**Information shown**
====
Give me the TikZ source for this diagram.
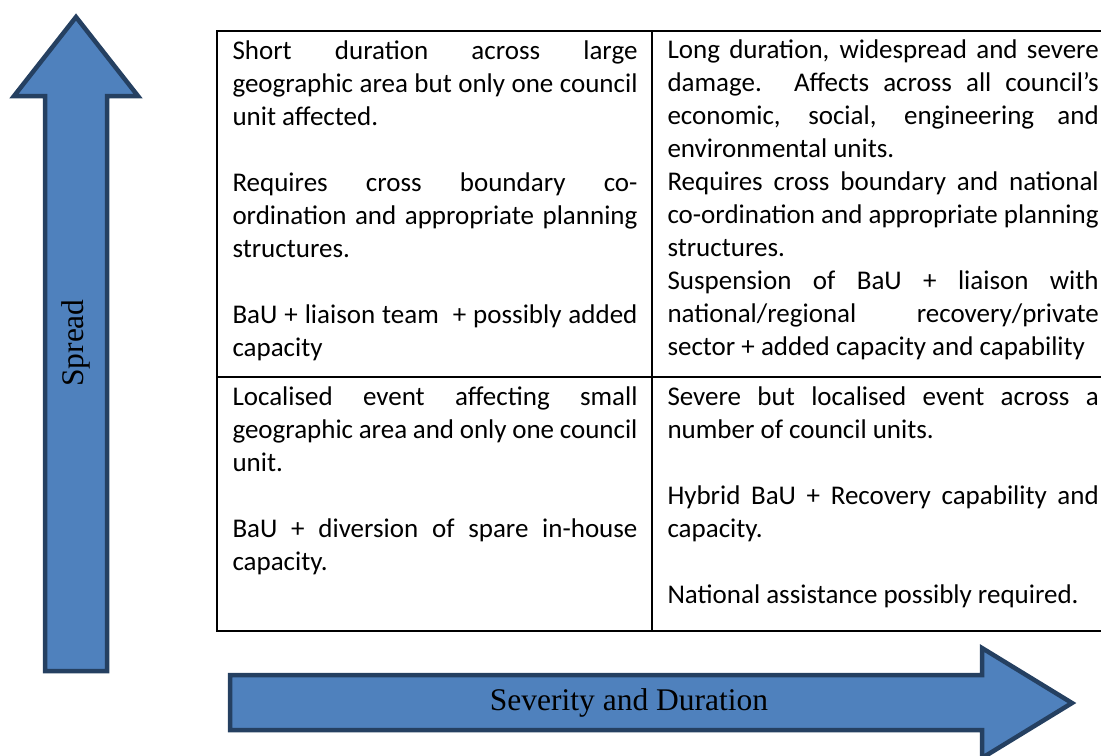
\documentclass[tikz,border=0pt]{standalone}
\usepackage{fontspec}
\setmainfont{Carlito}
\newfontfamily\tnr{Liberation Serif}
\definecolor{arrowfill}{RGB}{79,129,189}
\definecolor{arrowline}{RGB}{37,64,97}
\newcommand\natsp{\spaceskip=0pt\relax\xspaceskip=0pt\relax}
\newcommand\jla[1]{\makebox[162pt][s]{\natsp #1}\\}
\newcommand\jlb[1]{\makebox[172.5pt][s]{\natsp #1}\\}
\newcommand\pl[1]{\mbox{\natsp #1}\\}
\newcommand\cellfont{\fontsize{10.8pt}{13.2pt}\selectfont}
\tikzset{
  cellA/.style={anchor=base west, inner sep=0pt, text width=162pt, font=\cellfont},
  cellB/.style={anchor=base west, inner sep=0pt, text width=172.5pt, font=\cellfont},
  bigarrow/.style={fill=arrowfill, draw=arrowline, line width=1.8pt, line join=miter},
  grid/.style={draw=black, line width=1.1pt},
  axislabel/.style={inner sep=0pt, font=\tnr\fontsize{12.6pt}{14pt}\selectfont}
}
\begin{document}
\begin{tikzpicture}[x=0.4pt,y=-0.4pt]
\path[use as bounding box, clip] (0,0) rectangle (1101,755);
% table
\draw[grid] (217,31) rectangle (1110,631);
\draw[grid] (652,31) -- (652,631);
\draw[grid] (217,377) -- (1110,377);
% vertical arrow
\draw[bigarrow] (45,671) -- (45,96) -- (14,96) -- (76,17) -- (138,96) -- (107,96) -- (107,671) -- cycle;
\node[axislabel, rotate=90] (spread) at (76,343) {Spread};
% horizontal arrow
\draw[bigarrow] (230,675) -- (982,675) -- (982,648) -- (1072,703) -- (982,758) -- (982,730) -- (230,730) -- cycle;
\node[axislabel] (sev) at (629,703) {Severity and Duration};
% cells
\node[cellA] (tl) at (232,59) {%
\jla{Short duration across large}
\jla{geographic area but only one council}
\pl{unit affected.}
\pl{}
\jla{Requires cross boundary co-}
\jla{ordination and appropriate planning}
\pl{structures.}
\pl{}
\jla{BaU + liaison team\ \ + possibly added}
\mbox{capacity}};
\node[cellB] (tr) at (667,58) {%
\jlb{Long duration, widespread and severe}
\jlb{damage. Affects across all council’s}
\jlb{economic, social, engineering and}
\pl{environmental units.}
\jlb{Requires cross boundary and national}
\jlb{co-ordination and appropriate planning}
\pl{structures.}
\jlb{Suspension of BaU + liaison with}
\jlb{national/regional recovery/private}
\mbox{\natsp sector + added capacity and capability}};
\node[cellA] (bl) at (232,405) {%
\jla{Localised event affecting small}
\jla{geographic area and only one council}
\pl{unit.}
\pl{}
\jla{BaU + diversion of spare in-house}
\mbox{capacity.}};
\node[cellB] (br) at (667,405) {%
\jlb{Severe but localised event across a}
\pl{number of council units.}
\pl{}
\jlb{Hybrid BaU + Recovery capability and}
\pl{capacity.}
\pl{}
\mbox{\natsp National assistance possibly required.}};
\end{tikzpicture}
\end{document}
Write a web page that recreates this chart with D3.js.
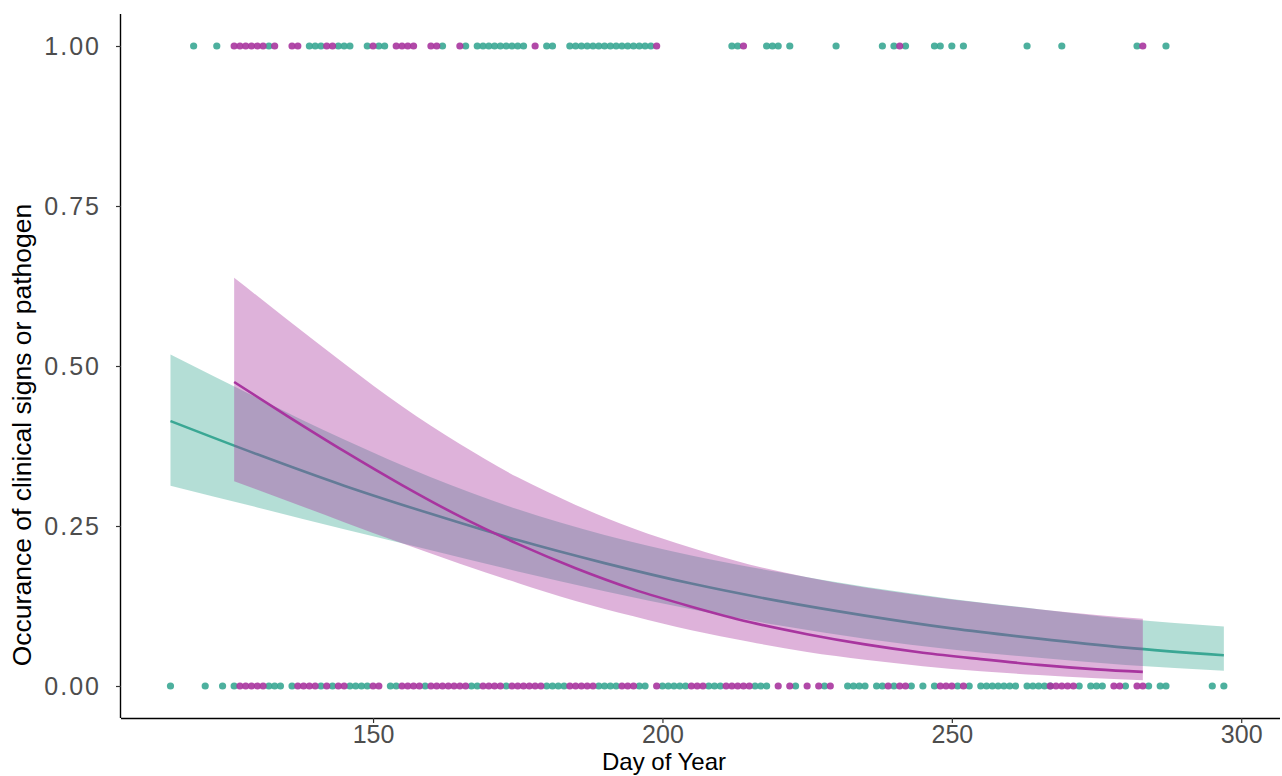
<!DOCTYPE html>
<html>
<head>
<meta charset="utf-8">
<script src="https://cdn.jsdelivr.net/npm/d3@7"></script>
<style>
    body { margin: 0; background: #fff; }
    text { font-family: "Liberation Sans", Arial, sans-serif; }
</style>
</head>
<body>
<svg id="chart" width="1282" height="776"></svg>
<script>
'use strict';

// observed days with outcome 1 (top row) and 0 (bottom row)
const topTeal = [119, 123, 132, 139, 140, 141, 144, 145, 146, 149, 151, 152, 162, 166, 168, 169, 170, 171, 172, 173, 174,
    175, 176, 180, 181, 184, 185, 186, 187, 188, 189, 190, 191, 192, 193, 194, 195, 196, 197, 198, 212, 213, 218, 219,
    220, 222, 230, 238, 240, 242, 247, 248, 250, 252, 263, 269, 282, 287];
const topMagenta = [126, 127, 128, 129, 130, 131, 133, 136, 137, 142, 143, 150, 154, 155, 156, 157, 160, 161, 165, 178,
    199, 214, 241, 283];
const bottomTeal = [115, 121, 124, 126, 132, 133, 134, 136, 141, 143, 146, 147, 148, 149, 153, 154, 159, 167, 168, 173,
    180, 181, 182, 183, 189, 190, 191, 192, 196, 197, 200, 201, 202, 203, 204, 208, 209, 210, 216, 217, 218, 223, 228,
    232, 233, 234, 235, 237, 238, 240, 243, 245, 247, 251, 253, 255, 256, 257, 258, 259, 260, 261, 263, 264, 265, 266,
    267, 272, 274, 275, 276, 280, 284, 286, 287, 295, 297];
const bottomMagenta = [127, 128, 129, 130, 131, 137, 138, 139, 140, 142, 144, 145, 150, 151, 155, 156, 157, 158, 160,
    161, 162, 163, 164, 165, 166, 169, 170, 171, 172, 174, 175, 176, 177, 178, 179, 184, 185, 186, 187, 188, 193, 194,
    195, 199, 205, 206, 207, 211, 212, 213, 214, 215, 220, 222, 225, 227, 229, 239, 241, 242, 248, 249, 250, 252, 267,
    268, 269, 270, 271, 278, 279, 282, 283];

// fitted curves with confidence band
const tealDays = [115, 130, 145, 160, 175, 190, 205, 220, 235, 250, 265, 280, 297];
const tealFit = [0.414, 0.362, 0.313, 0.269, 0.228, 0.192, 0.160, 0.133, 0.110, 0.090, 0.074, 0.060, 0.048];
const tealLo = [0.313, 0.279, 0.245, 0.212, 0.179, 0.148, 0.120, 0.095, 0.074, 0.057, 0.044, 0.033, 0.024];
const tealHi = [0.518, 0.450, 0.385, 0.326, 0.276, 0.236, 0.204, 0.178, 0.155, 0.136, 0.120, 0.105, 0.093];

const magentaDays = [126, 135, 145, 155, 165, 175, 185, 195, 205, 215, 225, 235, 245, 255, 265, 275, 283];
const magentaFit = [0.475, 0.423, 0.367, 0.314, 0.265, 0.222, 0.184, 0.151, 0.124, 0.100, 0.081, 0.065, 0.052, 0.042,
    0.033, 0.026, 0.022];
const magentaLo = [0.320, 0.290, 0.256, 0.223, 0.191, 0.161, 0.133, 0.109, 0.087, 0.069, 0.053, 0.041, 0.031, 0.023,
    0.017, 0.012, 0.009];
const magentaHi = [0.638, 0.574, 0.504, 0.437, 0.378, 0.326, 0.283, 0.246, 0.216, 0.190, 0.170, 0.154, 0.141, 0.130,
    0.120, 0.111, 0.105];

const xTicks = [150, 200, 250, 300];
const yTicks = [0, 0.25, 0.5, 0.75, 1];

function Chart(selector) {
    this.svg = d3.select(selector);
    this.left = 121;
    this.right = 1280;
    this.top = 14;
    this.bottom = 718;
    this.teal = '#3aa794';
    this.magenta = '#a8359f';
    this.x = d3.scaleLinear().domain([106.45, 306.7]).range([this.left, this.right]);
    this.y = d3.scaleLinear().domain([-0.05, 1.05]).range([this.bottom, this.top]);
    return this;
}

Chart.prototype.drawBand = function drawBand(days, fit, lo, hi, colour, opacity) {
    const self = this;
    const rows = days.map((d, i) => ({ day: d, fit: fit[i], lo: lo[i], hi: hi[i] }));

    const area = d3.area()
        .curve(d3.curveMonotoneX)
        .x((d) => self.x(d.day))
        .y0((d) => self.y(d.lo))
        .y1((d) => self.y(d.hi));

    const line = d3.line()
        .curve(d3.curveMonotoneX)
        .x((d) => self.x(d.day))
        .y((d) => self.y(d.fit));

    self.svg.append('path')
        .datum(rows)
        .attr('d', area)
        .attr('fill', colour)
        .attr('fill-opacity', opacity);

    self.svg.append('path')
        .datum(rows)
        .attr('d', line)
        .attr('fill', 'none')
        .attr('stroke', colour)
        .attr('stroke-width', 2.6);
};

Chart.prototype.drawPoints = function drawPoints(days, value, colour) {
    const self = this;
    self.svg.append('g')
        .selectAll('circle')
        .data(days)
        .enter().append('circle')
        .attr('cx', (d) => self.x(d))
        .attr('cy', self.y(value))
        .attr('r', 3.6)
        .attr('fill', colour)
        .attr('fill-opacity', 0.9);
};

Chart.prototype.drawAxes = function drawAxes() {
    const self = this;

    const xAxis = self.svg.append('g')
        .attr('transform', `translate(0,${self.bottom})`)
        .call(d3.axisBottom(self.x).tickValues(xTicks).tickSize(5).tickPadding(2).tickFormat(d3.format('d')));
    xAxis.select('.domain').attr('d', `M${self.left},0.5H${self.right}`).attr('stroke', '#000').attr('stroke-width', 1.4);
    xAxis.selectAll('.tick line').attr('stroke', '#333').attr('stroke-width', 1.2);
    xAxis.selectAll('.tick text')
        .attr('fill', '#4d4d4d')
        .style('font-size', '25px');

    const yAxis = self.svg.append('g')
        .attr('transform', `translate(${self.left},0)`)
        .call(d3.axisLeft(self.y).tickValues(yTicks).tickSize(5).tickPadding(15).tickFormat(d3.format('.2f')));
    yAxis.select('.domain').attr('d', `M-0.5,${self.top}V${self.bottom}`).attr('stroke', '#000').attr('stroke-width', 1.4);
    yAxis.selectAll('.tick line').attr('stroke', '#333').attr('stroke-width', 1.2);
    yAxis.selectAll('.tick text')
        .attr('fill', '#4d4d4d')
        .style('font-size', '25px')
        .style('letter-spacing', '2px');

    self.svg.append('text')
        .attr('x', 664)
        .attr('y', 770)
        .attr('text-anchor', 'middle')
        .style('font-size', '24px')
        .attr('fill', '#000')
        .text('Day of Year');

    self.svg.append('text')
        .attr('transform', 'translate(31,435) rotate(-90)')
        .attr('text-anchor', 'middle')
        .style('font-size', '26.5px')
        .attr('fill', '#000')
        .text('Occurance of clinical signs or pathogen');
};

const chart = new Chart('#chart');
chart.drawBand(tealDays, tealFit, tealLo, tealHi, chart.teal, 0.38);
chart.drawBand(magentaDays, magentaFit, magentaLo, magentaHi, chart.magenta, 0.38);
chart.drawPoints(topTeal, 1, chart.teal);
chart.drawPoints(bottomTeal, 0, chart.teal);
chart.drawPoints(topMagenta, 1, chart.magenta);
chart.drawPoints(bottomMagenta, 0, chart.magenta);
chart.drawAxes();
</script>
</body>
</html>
====
**Requirements**
Search the preceding listing for "with" and extract every line where it is found.

**Final result**
\jlb{Suspension of BaU + liaison with}
Write a web page that recreates this chart with D3.js.
// observed days with outcome 1 (top row) and 0 (bottom row)
// fitted curves with confidence band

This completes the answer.